→ **Given problem**: Skipping all pictures, set down the lines of the listing from the first through the one with "const fmt = (v)".
##### Source material #####
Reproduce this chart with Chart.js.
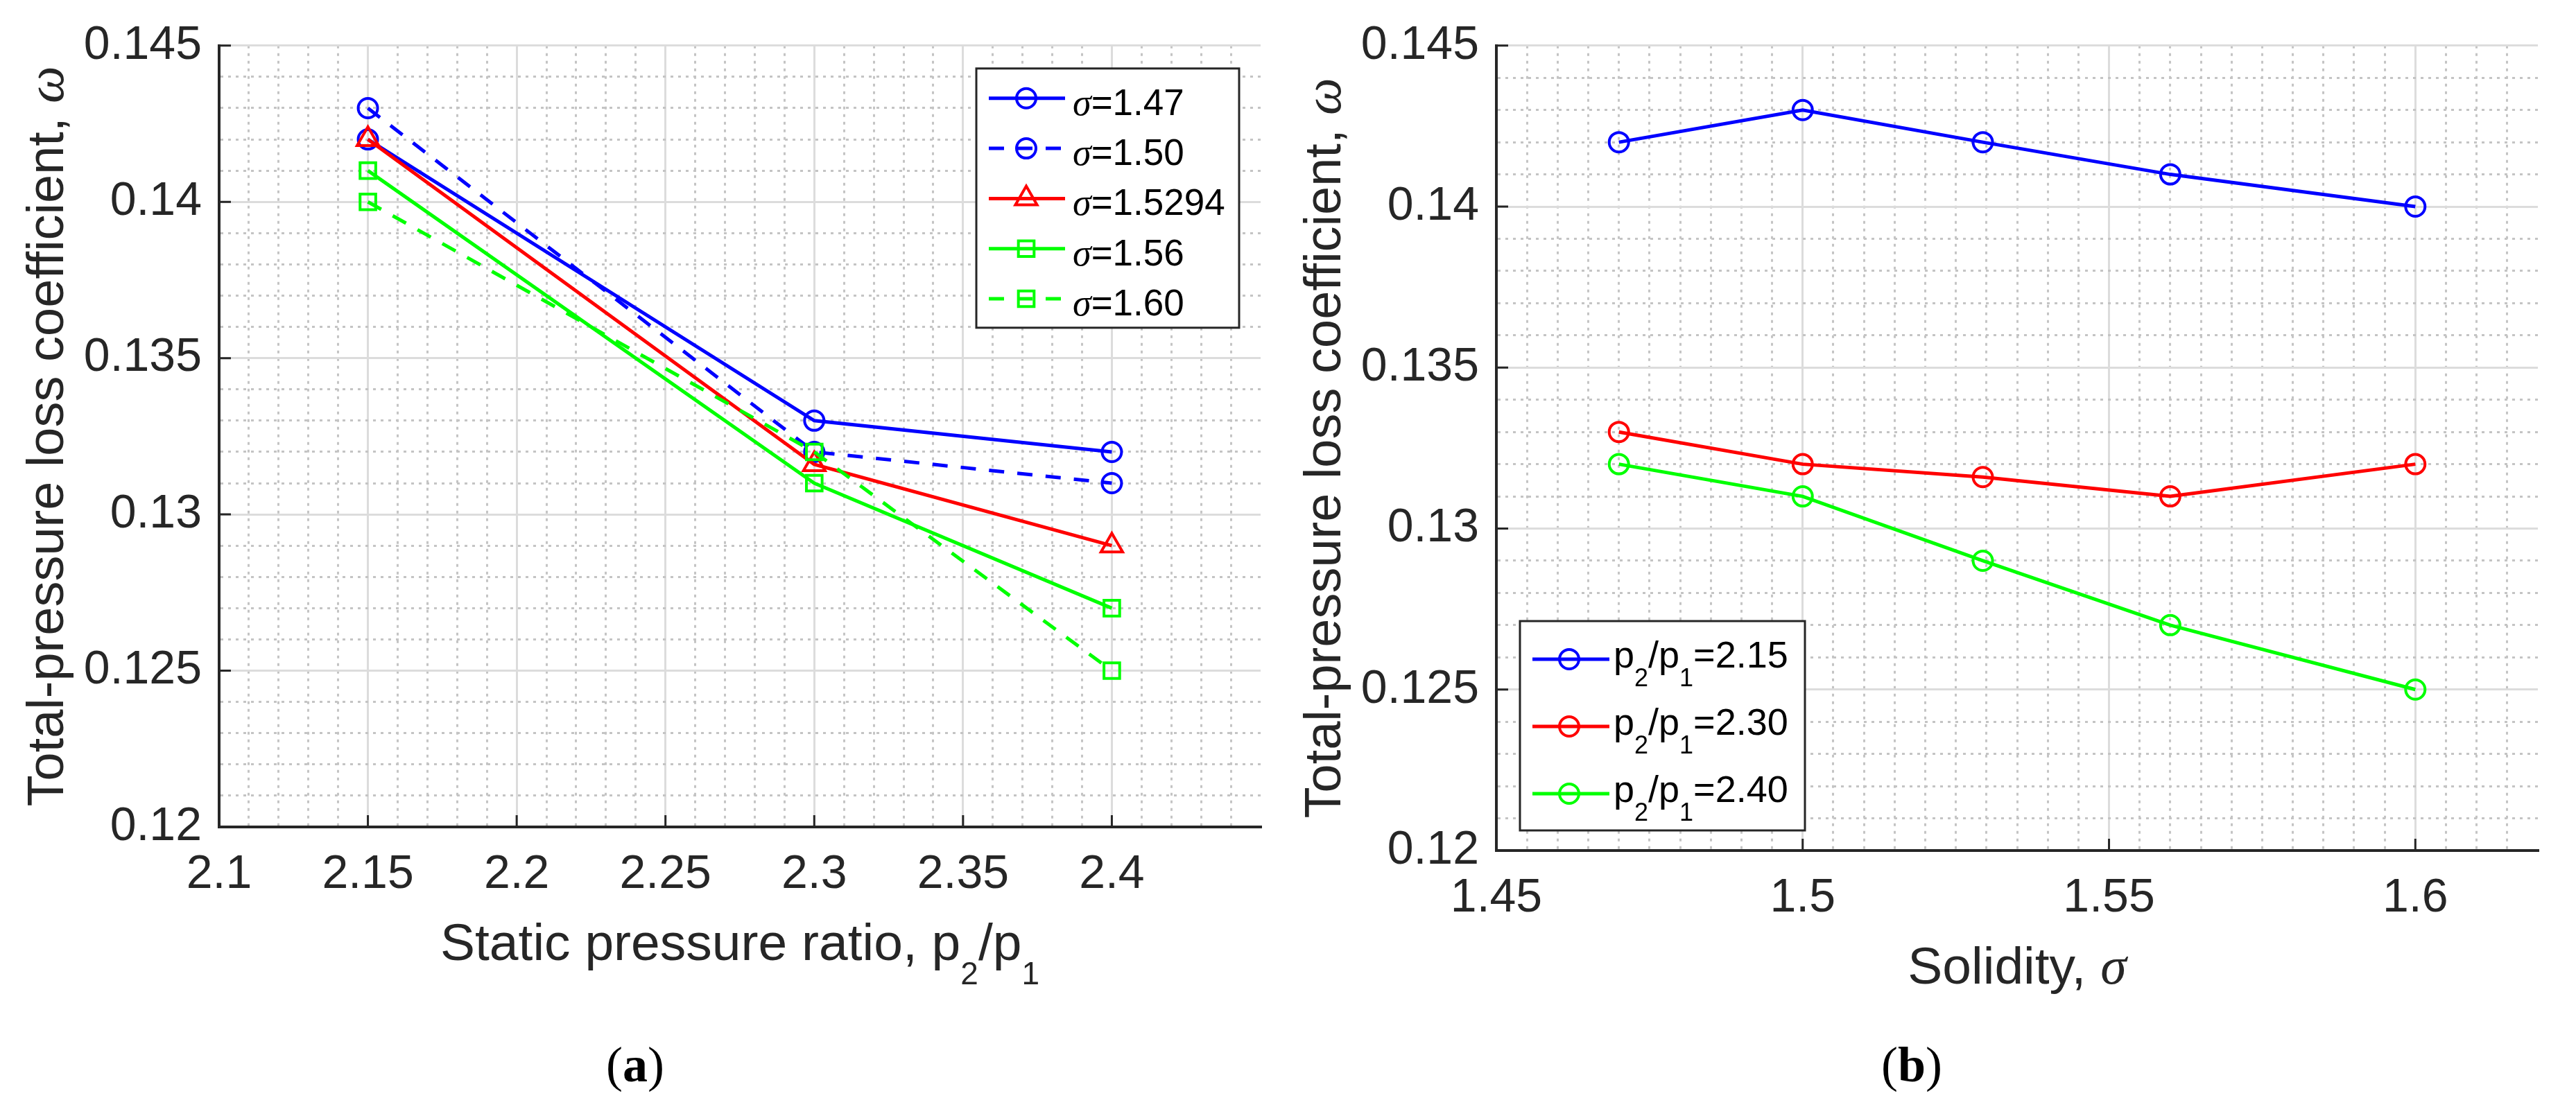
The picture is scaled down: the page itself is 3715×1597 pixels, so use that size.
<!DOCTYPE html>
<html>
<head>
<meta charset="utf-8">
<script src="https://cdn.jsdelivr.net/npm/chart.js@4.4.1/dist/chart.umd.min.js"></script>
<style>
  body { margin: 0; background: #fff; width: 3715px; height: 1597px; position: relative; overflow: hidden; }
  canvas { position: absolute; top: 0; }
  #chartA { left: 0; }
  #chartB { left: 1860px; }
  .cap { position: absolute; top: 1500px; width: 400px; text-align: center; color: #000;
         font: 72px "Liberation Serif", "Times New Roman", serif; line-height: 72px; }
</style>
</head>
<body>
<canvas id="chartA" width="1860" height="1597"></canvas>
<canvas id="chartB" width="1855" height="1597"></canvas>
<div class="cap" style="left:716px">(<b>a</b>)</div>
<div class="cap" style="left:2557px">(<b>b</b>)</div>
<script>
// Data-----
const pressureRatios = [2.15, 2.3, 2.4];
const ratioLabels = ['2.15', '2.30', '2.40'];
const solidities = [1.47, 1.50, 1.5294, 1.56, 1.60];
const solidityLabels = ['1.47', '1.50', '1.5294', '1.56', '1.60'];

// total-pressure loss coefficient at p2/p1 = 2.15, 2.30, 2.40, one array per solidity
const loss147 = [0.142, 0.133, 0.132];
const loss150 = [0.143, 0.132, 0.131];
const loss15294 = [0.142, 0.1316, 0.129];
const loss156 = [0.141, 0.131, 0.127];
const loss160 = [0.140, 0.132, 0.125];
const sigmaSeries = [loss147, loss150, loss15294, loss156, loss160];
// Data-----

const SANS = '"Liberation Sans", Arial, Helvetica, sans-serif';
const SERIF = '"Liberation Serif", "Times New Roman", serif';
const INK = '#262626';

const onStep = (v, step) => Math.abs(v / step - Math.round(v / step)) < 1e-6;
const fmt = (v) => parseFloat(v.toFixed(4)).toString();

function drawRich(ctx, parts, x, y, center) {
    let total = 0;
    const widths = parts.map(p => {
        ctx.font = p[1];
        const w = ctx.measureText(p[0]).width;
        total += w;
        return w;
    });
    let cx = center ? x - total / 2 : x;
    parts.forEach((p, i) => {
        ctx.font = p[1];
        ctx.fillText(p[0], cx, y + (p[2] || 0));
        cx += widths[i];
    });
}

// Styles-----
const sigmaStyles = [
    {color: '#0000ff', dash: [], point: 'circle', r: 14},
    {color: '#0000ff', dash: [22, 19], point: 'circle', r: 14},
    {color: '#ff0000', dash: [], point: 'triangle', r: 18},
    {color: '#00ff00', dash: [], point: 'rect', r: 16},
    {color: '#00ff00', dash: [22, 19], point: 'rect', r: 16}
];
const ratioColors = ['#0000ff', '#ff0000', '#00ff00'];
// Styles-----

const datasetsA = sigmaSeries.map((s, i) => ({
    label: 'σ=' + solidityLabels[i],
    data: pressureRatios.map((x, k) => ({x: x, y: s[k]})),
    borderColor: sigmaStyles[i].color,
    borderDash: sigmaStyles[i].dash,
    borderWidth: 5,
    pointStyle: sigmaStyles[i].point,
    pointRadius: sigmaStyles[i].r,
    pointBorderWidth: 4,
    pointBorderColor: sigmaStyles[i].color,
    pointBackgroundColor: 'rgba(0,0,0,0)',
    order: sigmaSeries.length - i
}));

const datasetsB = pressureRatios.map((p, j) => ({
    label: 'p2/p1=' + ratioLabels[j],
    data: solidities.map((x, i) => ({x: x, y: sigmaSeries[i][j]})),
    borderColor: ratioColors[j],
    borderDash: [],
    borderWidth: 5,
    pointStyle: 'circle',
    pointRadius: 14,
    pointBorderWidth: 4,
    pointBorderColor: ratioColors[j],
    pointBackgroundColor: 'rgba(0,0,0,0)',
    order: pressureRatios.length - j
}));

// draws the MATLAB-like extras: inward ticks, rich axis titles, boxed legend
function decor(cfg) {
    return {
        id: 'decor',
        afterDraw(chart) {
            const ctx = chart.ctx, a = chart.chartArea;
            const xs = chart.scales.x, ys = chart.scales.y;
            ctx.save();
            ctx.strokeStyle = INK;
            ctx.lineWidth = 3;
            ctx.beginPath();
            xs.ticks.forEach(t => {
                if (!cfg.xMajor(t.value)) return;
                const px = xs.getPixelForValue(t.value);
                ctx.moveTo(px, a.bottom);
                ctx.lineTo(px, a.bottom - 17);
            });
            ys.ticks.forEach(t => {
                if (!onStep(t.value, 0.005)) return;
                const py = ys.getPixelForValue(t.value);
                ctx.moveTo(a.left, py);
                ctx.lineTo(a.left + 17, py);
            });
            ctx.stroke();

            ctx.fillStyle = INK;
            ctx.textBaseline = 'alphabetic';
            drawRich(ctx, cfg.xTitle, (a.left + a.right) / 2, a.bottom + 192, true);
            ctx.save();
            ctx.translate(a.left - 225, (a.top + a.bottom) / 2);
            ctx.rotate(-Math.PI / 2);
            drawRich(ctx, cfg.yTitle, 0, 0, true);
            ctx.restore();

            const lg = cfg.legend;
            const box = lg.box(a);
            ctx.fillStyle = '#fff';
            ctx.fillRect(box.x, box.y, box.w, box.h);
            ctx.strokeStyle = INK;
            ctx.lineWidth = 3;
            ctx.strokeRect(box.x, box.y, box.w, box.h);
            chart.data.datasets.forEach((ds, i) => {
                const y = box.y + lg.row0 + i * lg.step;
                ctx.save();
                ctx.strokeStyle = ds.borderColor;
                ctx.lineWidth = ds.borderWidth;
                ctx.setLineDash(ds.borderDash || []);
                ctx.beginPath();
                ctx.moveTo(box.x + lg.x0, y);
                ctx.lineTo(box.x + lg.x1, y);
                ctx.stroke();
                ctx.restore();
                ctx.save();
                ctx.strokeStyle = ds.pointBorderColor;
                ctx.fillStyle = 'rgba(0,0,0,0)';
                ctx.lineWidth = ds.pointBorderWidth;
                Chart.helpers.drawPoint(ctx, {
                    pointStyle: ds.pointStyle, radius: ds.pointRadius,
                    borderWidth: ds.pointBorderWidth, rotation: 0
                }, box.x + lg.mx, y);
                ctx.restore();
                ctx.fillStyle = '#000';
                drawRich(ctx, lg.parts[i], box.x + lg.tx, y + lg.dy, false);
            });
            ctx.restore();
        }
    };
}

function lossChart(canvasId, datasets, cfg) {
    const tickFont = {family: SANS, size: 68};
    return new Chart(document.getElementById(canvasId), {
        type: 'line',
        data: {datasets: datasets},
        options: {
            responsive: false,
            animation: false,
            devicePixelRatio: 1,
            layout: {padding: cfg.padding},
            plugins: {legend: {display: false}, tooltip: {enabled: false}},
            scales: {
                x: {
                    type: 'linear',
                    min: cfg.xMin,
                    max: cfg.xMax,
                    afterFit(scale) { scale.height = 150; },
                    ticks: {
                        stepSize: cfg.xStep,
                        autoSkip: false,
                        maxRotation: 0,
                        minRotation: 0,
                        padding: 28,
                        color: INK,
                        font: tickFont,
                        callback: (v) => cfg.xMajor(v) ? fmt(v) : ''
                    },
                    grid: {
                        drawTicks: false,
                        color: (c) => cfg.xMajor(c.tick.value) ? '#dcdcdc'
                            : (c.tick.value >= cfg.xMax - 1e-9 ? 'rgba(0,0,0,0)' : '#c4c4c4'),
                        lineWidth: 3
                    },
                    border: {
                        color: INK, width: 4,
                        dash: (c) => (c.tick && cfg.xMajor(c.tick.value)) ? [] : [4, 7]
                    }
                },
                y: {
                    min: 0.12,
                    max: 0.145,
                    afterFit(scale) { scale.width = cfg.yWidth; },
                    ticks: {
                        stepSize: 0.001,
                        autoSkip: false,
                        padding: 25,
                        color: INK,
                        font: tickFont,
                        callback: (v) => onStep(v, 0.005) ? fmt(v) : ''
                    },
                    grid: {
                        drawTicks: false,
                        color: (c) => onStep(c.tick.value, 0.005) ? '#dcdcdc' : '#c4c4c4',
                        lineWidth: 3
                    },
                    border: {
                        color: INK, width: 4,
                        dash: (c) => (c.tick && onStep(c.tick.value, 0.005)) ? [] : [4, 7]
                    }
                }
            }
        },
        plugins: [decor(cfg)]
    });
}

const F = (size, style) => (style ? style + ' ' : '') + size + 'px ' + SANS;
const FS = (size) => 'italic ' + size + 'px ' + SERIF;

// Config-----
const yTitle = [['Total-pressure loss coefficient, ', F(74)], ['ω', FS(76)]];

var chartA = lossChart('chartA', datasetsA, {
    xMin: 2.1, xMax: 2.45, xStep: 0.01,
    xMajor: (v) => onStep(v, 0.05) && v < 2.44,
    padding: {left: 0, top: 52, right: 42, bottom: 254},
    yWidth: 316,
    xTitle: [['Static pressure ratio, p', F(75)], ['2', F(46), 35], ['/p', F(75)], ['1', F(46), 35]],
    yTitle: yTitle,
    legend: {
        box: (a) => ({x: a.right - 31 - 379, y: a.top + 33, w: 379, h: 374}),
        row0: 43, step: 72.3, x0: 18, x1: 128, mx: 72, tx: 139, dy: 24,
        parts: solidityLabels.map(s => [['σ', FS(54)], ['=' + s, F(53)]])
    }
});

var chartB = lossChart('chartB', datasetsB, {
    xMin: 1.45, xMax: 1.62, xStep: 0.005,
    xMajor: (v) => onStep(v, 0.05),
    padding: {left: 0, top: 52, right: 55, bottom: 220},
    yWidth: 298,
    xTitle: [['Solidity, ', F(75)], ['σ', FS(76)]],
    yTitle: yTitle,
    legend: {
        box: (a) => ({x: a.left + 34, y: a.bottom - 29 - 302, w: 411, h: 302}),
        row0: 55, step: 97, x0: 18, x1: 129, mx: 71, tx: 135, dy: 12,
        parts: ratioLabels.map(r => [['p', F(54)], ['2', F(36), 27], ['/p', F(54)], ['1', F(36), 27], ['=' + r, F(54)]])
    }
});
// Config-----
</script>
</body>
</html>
#####
→ **Task answer**:
Reproduce this chart with Chart.js.
The picture is scaled down: the page itself is 3715×1597 pixels, so use that size.
<!DOCTYPE html>
<html>
<head>
<meta charset="utf-8">
<script src="https://cdn.jsdelivr.net/npm/chart.js@4.4.1/dist/chart.umd.min.js"></script>
<style>
  body { margin: 0; background: #fff; width: 3715px; height: 1597px; position: relative; overflow: hidden; }
  canvas { position: absolute; top: 0; }
  #chartA { left: 0; }
  #chartB { left: 1860px; }
  .cap { position: absolute; top: 1500px; width: 400px; text-align: center; color: #000;
         font: 72px "Liberation Serif", "Times New Roman", serif; line-height: 72px; }
</style>
</head>
<body>
<canvas id="chartA" width="1860" height="1597"></canvas>
<canvas id="chartB" width="1855" height="1597"></canvas>
<div class="cap" style="left:716px">(<b>a</b>)</div>
<div class="cap" style="left:2557px">(<b>b</b>)</div>
<script>
// Data-----
const pressureRatios = [2.15, 2.3, 2.4];
const ratioLabels = ['2.15', '2.30', '2.40'];
const solidities = [1.47, 1.50, 1.5294, 1.56, 1.60];
const solidityLabels = ['1.47', '1.50', '1.5294', '1.56', '1.60'];

// total-pressure loss coefficient at p2/p1 = 2.15, 2.30, 2.40, one array per solidity
const loss147 = [0.142, 0.133, 0.132];
const loss150 = [0.143, 0.132, 0.131];
const loss15294 = [0.142, 0.1316, 0.129];
const loss156 = [0.141, 0.131, 0.127];
const loss160 = [0.140, 0.132, 0.125];
const sigmaSeries = [loss147, loss150, loss15294, loss156, loss160];
// Data-----

const SANS = '"Liberation Sans", Arial, Helvetica, sans-serif';
const SERIF = '"Liberation Serif", "Times New Roman", serif';
const INK = '#262626';

const onStep = (v, step) => Math.abs(v / step - Math.round(v / step)) < 1e-6;
const fmt = (v) => parseFloat(v.toFixed(4)).toString();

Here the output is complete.